Return the lines that follow, exactly as they appear, from the first through the one containing "3.94,4.01,4.06,4.14,4.20,4.30,4.53,4.54,4.58,4.63];"; no pictures are to be included.

╭─ Collected data

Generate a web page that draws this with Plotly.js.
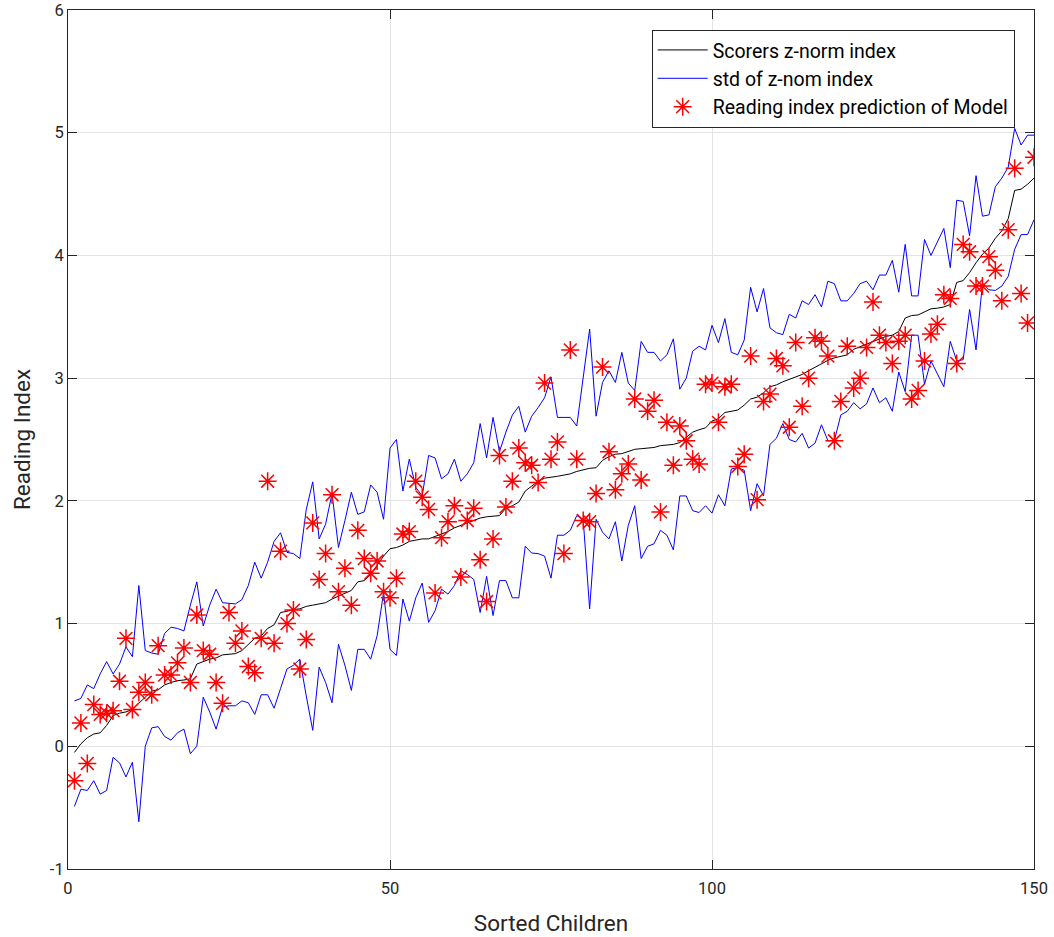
<!DOCTYPE html>
<html>
<head>
<meta charset="utf-8">
<script src="https://cdn.plot.ly/plotly-3.0.1.min.js"></script>
<style>html,body{margin:0;padding:0;background:#fff}#chart{width:1054px;height:937px}</style>
</head>
<body>
<div id="chart"></div>
<script>
// Sorted children index 1..150
const childIndex = Array.from({length: 150}, (_, k) => k + 1);

// Scorers z-norm index (black line)
const zNormIndex = [
-0.05,0.02,0.07,0.10,0.11,0.17,0.25,0.27,0.28,0.30,
0.35,0.40,0.45,0.46,0.50,0.52,0.535,0.54,0.55,0.67,
0.69,0.71,0.72,0.745,0.75,0.755,0.78,0.83,0.88,0.90,
0.96,0.99,1.09,1.10,1.115,1.12,1.14,1.15,1.16,1.17,
1.20,1.225,1.25,1.27,1.34,1.35,1.40,1.48,1.55,1.61,
1.62,1.64,1.67,1.68,1.69,1.69,1.71,1.73,1.75,1.78,
1.80,1.82,1.84,1.86,1.87,1.875,1.88,1.94,1.96,1.99,
2.08,2.12,2.16,2.185,2.19,2.20,2.21,2.22,2.24,2.255,
2.265,2.27,2.33,2.36,2.38,2.385,2.40,2.42,2.425,2.43,
2.435,2.45,2.455,2.46,2.475,2.52,2.56,2.58,2.595,2.65,
2.67,2.72,2.73,2.74,2.78,2.83,2.845,2.88,2.93,2.945,
2.97,2.99,3.01,3.03,3.06,3.09,3.12,3.145,3.165,3.18,
3.19,3.235,3.255,3.275,3.30,3.32,3.34,3.35,3.38,3.49,
3.51,3.515,3.54,3.565,3.57,3.58,3.60,3.78,3.795,3.86,
3.94,4.01,4.06,4.14,4.20,4.30,4.53,4.54,4.58,4.63];

// z-norm index + std (upper blue line)
const upperBand = [
0.37,0.39,0.50,0.47,0.59,0.69,0.59,0.67,0.81,0.73,
1.31,0.78,0.76,0.75,0.92,0.97,0.96,0.94,1.15,1.34,
0.98,1.15,1.28,1.17,1.165,1.16,1.195,1.31,1.50,1.37,
1.50,1.67,1.74,1.58,1.57,1.53,1.93,2.155,1.69,1.81,
2.06,1.62,1.84,2.07,1.89,1.91,2.13,2.07,1.85,2.43,
2.50,2.08,2.34,2.11,2.04,2.37,2.35,2.18,2.22,2.34,
2.16,2.22,2.31,2.63,2.35,2.68,2.40,2.56,2.70,2.77,
2.56,2.69,2.76,2.84,3.01,2.68,2.68,2.68,2.61,2.99,
3.40,2.69,2.965,3.06,2.965,3.21,2.96,2.90,3.30,3.21,
3.21,3.14,3.19,3.32,2.91,3.00,3.22,3.26,3.23,3.43,
3.29,3.485,3.21,3.19,3.31,3.74,3.54,3.73,3.41,3.37,
3.355,3.52,3.49,3.63,3.60,3.68,3.58,3.79,3.77,3.63,
3.63,3.69,3.77,3.79,3.72,3.84,3.84,3.96,3.70,4.09,
3.67,3.67,4.13,4.00,4.11,4.22,3.90,4.45,4.44,4.16,
4.65,4.32,4.33,4.56,4.63,4.72,5.035,4.90,4.98,4.98];

// z-norm index - std (lower blue line)
const lowerBand = [
-0.49,-0.35,-0.36,-0.28,-0.39,-0.36,-0.09,-0.135,-0.25,-0.13,
-0.615,0.0,0.15,0.16,0.08,0.05,0.11,0.14,-0.06,0.0,
0.40,0.28,0.14,0.32,0.33,0.33,0.37,0.355,0.26,0.42,
0.42,0.31,0.47,0.63,0.66,0.71,0.41,0.13,0.645,0.52,
0.355,0.83,0.66,0.455,0.79,0.79,0.71,0.90,1.25,0.79,
0.74,1.20,1.02,1.21,1.33,1.01,1.105,1.28,1.24,1.31,
1.43,1.40,1.36,1.09,1.385,1.065,1.35,1.35,1.21,1.21,
1.63,1.575,1.57,1.55,1.37,1.72,1.72,1.76,1.88,1.85,
1.12,1.85,1.745,1.69,1.83,1.51,1.80,1.96,1.53,1.63,
1.65,1.76,1.72,1.60,2.04,2.04,1.92,1.905,1.96,1.90,
2.05,1.96,2.26,2.27,2.25,1.92,2.14,2.04,2.46,2.51,
2.63,2.50,2.48,2.55,2.43,2.47,2.62,2.49,2.49,2.70,
2.73,2.80,2.75,2.79,2.92,2.80,2.84,2.73,3.05,2.89,
3.35,3.35,2.95,3.14,3.035,2.93,3.30,3.14,3.15,3.56,
3.23,3.775,3.72,3.715,3.75,3.83,4.05,4.17,4.17,4.29];

// Reading index prediction of Model (red stars)
const modelPrediction = [
-0.28,0.19,-0.14,0.34,0.26,0.27,0.29,0.53,0.88,0.30,
0.44,0.52,0.42,0.82,0.58,0.58,0.68,0.80,0.52,1.07,
0.78,0.75,0.52,0.35,1.09,0.84,0.94,0.65,0.60,0.88,
2.16,0.84,1.59,1.00,1.11,0.63,0.87,1.82,1.36,1.57,
2.05,1.26,1.45,1.15,1.76,1.53,1.41,1.51,1.26,1.21,
1.37,1.73,1.75,2.16,2.03,1.93,1.25,1.70,1.83,1.96,
1.38,1.84,1.94,1.52,1.18,1.69,2.37,1.95,2.16,2.43,
2.31,2.29,2.15,2.96,2.34,2.48,1.57,3.23,2.34,1.84,
1.83,2.06,3.09,2.40,2.09,2.22,2.30,2.83,2.17,2.73,
2.82,1.91,2.64,2.29,2.61,2.49,2.34,2.30,2.95,2.96,
2.64,2.93,2.95,2.28,2.38,3.18,2.01,2.81,2.87,3.16,
3.10,2.60,3.29,2.77,3.00,3.33,3.30,3.18,2.49,2.81,
3.26,2.92,3.00,3.25,3.62,3.35,3.29,3.12,3.30,3.35,
2.83,2.90,3.14,3.36,3.44,3.68,3.65,3.12,4.09,4.03,
3.75,3.75,3.99,3.88,3.63,4.21,4.71,3.69,3.45,4.80];

const xTickVals = [0, 50, 100, 150];
const xTickLabels = ['0', '50', '100', '150'];
const yTickVals = [-1, 0, 1, 2, 3, 4, 5, 6];
const yTickLabels = ['-1', '0', '1', '2', '3', '4', '5', '6'];

const seriesNames = ['Scorers z-norm index', 'std of z-nom index', 'Reading index prediction of Model'];

const traces = [
  {x: childIndex, y: zNormIndex, type: 'scatter', mode: 'lines', name: seriesNames[0],
   line: {color: '#000000', width: 1}},
  {x: childIndex, y: upperBand, type: 'scatter', mode: 'lines', name: seriesNames[1],
   legendgroup: 'std', line: {color: '#0000ff', width: 1}},
  {x: childIndex, y: lowerBand, type: 'scatter', mode: 'lines', name: seriesNames[1],
   legendgroup: 'std', showlegend: false, line: {color: '#0000ff', width: 1}},
  {x: childIndex, y: modelPrediction, type: 'scatter', mode: 'markers', name: seriesNames[2],
   marker: {symbol: 'asterisk-open', size: 15, color: '#ff0000', line: {color: '#ff0000', width: 1.5}}}
];

const axisCommon = {
  showline: true, mirror: 'ticks', linecolor: '#262626', linewidth: 1,
  ticks: 'inside', ticklen: 9, tickwidth: 1, tickcolor: '#262626',
  showgrid: true, gridcolor: '#e3e3e3', gridwidth: 1, zeroline: false,
  ticklabeloverflow: 'allow',
  tickfont: {family: 'Roboto, Arial, sans-serif', size: 16.5, color: '#262626'}
};

const layout = {
  width: 1054, height: 937,
  margin: {l: 68, r: 20, t: 10, b: 68},
  paper_bgcolor: '#ffffff', plot_bgcolor: '#ffffff',
  showlegend: true,
  font: {family: 'Roboto, Arial, sans-serif', color: '#262626'},
  xaxis: Object.assign({}, axisCommon, {
    range: [0, 150], tickmode: 'array', tickvals: xTickVals, ticktext: xTickLabels,
    ticklabelstandoff: 4,
    title: {text: 'Sorted Children', font: {family: 'Roboto, Arial, sans-serif', size: 22.5, color: '#262626'}, standoff: 18}
  }),
  yaxis: Object.assign({}, axisCommon, {
    range: [-1, 6], tickmode: 'array', tickvals: yTickVals, ticktext: yTickLabels,
    title: {text: 'Reading Index', font: {family: 'Roboto, Arial, sans-serif', size: 22.5, color: '#262626'}, standoff: 12}
  }),
  legend: {
    x: 0.98, xanchor: 'right', y: 0.977, yanchor: 'top',
    bgcolor: '#ffffff', bordercolor: '#262626', borderwidth: 1,
    font: {family: 'Roboto, Arial, sans-serif', size: 19.5, color: '#000000'},
    tracegroupgap: 0, itemwidth: 50
  }
};

Plotly.newPlot('chart', traces, layout, {displayModeBar: false, staticPlot: true});
</script>
</body>
</html>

╰─

(Response to this task):
Generate a web page that draws this with Plotly.js.
<!DOCTYPE html>
<html>
<head>
<meta charset="utf-8">
<script src="https://cdn.plot.ly/plotly-3.0.1.min.js"></script>
<style>html,body{margin:0;padding:0;background:#fff}#chart{width:1054px;height:937px}</style>
</head>
<body>
<div id="chart"></div>
<script>
// Sorted children index 1..150
const childIndex = Array.from({length: 150}, (_, k) => k + 1);

// Scorers z-norm index (black line)
const zNormIndex = [
-0.05,0.02,0.07,0.10,0.11,0.17,0.25,0.27,0.28,0.30,
0.35,0.40,0.45,0.46,0.50,0.52,0.535,0.54,0.55,0.67,
0.69,0.71,0.72,0.745,0.75,0.755,0.78,0.83,0.88,0.90,
0.96,0.99,1.09,1.10,1.115,1.12,1.14,1.15,1.16,1.17,
1.20,1.225,1.25,1.27,1.34,1.35,1.40,1.48,1.55,1.61,
1.62,1.64,1.67,1.68,1.69,1.69,1.71,1.73,1.75,1.78,
1.80,1.82,1.84,1.86,1.87,1.875,1.88,1.94,1.96,1.99,
2.08,2.12,2.16,2.185,2.19,2.20,2.21,2.22,2.24,2.255,
2.265,2.27,2.33,2.36,2.38,2.385,2.40,2.42,2.425,2.43,
2.435,2.45,2.455,2.46,2.475,2.52,2.56,2.58,2.595,2.65,
2.67,2.72,2.73,2.74,2.78,2.83,2.845,2.88,2.93,2.945,
2.97,2.99,3.01,3.03,3.06,3.09,3.12,3.145,3.165,3.18,
3.19,3.235,3.255,3.275,3.30,3.32,3.34,3.35,3.38,3.49,
3.51,3.515,3.54,3.565,3.57,3.58,3.60,3.78,3.795,3.86,
3.94,4.01,4.06,4.14,4.20,4.30,4.53,4.54,4.58,4.63];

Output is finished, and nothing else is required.